Requirements →
Pull out all lines from the listing below in which the word "document" appears.

Data shown →
######

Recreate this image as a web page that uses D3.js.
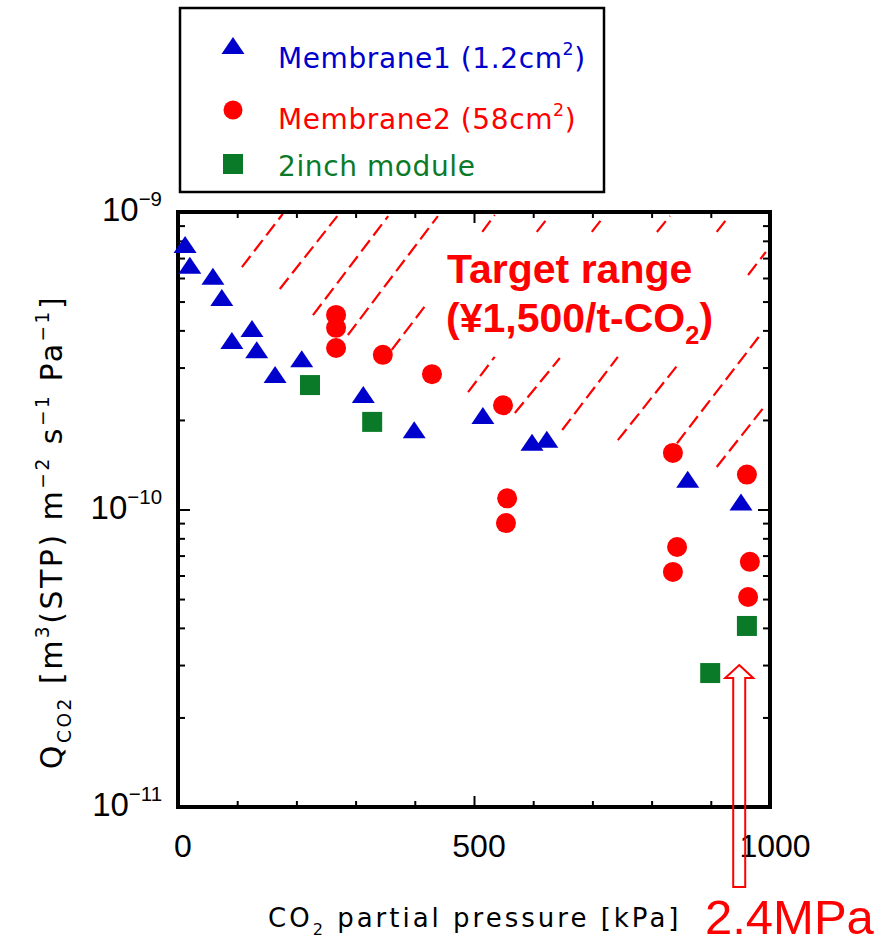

######

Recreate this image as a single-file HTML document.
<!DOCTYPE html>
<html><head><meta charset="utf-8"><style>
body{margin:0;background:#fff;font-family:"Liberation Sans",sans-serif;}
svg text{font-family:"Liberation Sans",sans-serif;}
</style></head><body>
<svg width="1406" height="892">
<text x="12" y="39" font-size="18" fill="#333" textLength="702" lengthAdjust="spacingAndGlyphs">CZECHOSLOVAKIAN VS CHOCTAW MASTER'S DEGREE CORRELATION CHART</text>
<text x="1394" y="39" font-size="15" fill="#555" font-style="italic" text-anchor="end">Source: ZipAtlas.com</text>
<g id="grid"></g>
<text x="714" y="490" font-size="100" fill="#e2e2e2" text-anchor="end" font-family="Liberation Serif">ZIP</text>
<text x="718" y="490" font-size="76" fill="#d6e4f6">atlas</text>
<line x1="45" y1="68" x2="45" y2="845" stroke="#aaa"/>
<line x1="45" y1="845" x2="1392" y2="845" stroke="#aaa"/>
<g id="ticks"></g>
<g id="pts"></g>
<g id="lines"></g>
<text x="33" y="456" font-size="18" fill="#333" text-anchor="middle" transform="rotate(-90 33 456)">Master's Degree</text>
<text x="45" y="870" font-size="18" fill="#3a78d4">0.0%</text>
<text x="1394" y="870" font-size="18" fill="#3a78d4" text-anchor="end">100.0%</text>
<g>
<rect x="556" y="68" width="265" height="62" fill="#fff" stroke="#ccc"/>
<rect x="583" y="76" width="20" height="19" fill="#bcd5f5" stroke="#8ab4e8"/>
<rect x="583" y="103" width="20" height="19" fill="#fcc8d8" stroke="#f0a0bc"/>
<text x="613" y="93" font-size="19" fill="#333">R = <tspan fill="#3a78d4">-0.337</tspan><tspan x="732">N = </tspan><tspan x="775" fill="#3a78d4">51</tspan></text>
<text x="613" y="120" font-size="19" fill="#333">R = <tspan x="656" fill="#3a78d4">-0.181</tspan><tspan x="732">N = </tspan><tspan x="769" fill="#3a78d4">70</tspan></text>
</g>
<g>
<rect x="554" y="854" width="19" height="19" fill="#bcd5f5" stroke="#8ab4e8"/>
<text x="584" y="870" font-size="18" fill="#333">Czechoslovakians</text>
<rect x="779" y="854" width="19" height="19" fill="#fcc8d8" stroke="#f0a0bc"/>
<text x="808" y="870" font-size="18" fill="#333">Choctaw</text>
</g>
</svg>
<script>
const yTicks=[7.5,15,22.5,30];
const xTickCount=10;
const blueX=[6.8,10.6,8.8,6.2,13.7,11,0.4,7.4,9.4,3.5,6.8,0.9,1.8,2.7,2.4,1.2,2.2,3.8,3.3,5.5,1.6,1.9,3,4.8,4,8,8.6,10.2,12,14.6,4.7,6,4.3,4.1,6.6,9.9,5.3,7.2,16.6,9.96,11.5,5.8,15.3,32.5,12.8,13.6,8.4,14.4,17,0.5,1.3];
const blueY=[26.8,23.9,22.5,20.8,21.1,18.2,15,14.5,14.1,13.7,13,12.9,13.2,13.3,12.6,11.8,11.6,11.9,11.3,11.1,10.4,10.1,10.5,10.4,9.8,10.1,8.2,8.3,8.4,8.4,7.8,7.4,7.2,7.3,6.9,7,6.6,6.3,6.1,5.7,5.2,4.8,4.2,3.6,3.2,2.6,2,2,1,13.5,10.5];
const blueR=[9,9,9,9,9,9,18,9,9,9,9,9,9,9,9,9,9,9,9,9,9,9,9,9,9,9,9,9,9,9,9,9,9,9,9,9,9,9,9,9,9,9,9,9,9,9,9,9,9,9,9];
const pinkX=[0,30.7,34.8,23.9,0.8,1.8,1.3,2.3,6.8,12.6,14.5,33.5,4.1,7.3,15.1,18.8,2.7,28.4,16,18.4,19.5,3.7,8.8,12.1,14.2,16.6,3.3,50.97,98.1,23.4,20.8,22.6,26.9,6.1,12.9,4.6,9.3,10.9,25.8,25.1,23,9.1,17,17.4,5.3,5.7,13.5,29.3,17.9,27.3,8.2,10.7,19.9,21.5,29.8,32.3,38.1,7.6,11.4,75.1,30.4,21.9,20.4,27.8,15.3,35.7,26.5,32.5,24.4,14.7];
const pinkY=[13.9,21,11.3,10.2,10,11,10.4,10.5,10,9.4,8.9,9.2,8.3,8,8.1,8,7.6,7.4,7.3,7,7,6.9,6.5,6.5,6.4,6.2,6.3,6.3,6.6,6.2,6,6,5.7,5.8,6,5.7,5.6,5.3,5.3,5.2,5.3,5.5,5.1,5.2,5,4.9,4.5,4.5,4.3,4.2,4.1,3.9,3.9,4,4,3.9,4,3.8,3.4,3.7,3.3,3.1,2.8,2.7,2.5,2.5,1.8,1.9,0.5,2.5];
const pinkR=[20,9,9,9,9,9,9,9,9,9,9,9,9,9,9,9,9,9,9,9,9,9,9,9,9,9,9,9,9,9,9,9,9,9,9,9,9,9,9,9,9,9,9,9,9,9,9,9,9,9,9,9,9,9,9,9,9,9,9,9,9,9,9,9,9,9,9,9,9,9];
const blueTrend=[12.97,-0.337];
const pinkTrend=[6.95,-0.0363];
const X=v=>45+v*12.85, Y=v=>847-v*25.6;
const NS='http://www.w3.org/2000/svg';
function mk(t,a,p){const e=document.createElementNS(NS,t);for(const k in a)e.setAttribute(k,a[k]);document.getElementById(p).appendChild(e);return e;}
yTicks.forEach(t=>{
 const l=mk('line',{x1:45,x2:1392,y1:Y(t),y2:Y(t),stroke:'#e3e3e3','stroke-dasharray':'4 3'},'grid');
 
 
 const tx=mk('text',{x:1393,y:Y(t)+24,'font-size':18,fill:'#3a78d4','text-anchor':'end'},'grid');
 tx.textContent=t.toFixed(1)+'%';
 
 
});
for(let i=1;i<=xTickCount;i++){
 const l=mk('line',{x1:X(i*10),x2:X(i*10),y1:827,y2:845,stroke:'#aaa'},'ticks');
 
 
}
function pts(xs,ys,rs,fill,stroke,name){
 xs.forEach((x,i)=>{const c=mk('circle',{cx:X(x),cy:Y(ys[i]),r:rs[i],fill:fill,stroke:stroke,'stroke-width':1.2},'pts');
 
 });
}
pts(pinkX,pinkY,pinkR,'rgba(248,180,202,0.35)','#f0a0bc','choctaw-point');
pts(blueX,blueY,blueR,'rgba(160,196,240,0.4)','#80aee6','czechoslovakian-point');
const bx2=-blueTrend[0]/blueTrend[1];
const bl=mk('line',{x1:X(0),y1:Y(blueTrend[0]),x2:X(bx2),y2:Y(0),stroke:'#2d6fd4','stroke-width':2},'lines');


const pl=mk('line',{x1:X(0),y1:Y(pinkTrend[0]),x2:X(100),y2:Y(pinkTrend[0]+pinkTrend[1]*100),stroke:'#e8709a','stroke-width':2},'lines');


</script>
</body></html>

######

Complete response →
Recreate this image as a single-file HTML document.
function mk(t,a,p){const e=document.createElementNS(NS,t);for(const k in a)e.setAttribute(k,a[k]);document.getElementById(p).appendChild(e);return e;}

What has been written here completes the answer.